• **Provided material**:
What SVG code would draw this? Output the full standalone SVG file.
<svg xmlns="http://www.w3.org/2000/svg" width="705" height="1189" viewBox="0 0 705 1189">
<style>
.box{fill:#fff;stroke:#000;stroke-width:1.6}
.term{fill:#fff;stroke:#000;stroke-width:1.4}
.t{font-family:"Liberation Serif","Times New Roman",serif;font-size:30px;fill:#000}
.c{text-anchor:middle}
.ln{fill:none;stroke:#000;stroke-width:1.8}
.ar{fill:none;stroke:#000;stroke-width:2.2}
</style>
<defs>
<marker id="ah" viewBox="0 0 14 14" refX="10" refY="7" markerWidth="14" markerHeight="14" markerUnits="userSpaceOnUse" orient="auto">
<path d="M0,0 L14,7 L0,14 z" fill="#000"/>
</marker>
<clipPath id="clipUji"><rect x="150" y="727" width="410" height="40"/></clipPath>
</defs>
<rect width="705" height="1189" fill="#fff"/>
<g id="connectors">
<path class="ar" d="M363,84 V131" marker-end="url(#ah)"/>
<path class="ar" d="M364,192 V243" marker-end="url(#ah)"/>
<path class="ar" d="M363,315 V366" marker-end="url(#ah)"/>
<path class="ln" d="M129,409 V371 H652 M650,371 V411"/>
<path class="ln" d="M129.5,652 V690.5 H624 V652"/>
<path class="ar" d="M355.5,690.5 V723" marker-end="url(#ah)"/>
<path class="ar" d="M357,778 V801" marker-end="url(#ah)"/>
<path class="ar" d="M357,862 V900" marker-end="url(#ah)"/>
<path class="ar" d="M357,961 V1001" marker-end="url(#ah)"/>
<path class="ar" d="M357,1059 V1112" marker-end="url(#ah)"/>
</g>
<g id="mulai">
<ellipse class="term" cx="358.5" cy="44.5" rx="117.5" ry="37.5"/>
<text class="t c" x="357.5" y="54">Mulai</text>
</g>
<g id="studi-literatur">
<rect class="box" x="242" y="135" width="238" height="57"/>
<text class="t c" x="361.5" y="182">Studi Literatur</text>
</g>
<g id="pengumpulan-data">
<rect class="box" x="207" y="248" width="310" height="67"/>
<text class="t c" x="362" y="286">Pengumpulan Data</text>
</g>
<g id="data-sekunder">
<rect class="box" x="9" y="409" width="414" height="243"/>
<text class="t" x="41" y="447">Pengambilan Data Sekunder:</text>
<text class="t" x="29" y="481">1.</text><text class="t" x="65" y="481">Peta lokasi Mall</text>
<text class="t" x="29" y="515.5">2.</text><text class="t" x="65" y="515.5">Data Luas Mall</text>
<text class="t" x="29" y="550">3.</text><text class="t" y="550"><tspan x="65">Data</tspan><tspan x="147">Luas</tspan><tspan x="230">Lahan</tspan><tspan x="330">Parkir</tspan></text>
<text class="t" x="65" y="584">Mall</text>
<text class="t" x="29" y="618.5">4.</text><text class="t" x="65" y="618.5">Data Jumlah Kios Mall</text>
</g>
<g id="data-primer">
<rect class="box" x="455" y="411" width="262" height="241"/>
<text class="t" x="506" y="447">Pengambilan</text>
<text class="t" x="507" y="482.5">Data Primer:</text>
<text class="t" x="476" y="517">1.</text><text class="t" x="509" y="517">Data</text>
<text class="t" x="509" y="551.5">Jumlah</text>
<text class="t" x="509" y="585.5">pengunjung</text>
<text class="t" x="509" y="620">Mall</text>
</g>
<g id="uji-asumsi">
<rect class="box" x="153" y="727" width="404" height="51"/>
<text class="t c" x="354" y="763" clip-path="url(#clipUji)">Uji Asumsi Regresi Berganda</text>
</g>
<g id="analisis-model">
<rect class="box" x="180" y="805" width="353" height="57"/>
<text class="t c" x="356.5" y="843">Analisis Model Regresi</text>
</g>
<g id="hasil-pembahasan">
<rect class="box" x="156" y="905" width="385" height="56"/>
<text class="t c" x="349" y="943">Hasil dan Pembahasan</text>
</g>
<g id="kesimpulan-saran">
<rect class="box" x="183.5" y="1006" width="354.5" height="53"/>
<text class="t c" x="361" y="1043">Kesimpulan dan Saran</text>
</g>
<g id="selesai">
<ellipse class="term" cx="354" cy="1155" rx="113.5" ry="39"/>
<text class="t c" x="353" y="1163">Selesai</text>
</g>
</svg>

• **Task details**:
All of the data shown above must be copied exactly.

• **Solution to the exercise**:
What SVG code would draw this? Output the full standalone SVG file.
<svg xmlns="http://www.w3.org/2000/svg" width="705" height="1189" viewBox="0 0 705 1189">
<style>
.box{fill:#fff;stroke:#000;stroke-width:1.6}
.term{fill:#fff;stroke:#000;stroke-width:1.4}
.t{font-family:"Liberation Serif","Times New Roman",serif;font-size:30px;fill:#000}
.c{text-anchor:middle}
.ln{fill:none;stroke:#000;stroke-width:1.8}
.ar{fill:none;stroke:#000;stroke-width:2.2}
</style>
<defs>
<marker id="ah" viewBox="0 0 14 14" refX="10" refY="7" markerWidth="14" markerHeight="14" markerUnits="userSpaceOnUse" orient="auto">
<path d="M0,0 L14,7 L0,14 z" fill="#000"/>
</marker>
<clipPath id="clipUji"><rect x="150" y="727" width="410" height="40"/></clipPath>
</defs>
<rect width="705" height="1189" fill="#fff"/>
<g id="connectors">
<path class="ar" d="M363,84 V131" marker-end="url(#ah)"/>
<path class="ar" d="M364,192 V243" marker-end="url(#ah)"/>
<path class="ar" d="M363,315 V366" marker-end="url(#ah)"/>
<path class="ln" d="M129,409 V371 H652 M650,371 V411"/>
<path class="ln" d="M129.5,652 V690.5 H624 V652"/>
<path class="ar" d="M355.5,690.5 V723" marker-end="url(#ah)"/>
<path class="ar" d="M357,778 V801" marker-end="url(#ah)"/>
<path class="ar" d="M357,862 V900" marker-end="url(#ah)"/>
<path class="ar" d="M357,961 V1001" marker-end="url(#ah)"/>
<path class="ar" d="M357,1059 V1112" marker-end="url(#ah)"/>
</g>
<g id="mulai">
<ellipse class="term" cx="358.5" cy="44.5" rx="117.5" ry="37.5"/>
<text class="t c" x="357.5" y="54">Mulai</text>
</g>
<g id="studi-literatur">
<rect class="box" x="242" y="135" width="238" height="57"/>
<text class="t c" x="361.5" y="182">Studi Literatur</text>
</g>
<g id="pengumpulan-data">
<rect class="box" x="207" y="248" width="310" height="67"/>
<text class="t c" x="362" y="286">Pengumpulan Data</text>
</g>
<g id="data-sekunder">
<rect class="box" x="9" y="409" width="414" height="243"/>
<text class="t" x="41" y="447">Pengambilan Data Sekunder:</text>
<text class="t" x="29" y="481">1.</text><text class="t" x="65" y="481">Peta lokasi Mall</text>
<text class="t" x="29" y="515.5">2.</text><text class="t" x="65" y="515.5">Data Luas Mall</text>
<text class="t" x="29" y="550">3.</text><text class="t" y="550"><tspan x="65">Data</tspan><tspan x="147">Luas</tspan><tspan x="230">Lahan</tspan><tspan x="330">Parkir</tspan></text>
<text class="t" x="65" y="584">Mall</text>
<text class="t" x="29" y="618.5">4.</text><text class="t" x="65" y="618.5">Data Jumlah Kios Mall</text>
</g>
<g id="data-primer">
<rect class="box" x="455" y="411" width="262" height="241"/>
<text class="t" x="506" y="447">Pengambilan</text>
<text class="t" x="507" y="482.5">Data Primer:</text>
<text class="t" x="476" y="517">1.</text><text class="t" x="509" y="517">Data</text>
<text class="t" x="509" y="551.5">Jumlah</text>
<text class="t" x="509" y="585.5">pengunjung</text>
<text class="t" x="509" y="620">Mall</text>
</g>
<g id="uji-asumsi">
<rect class="box" x="153" y="727" width="404" height="51"/>
<text class="t c" x="354" y="763" clip-path="url(#clipUji)">Uji Asumsi Regresi Berganda</text>
</g>
<g id="analisis-model">
<rect class="box" x="180" y="805" width="353" height="57"/>
<text class="t c" x="356.5" y="843">Analisis Model Regresi</text>
</g>
<g id="hasil-pembahasan">
<rect class="box" x="156" y="905" width="385" height="56"/>
<text class="t c" x="349" y="943">Hasil dan Pembahasan</text>
</g>
<g id="kesimpulan-saran">
<rect class="box" x="183.5" y="1006" width="354.5" height="53"/>
<text class="t c" x="361" y="1043">Kesimpulan dan Saran</text>
</g>
<g id="selesai">
<ellipse class="term" cx="354" cy="1155" rx="113.5" ry="39"/>
<text class="t c" x="353" y="1163">Selesai</text>
</g>
</svg>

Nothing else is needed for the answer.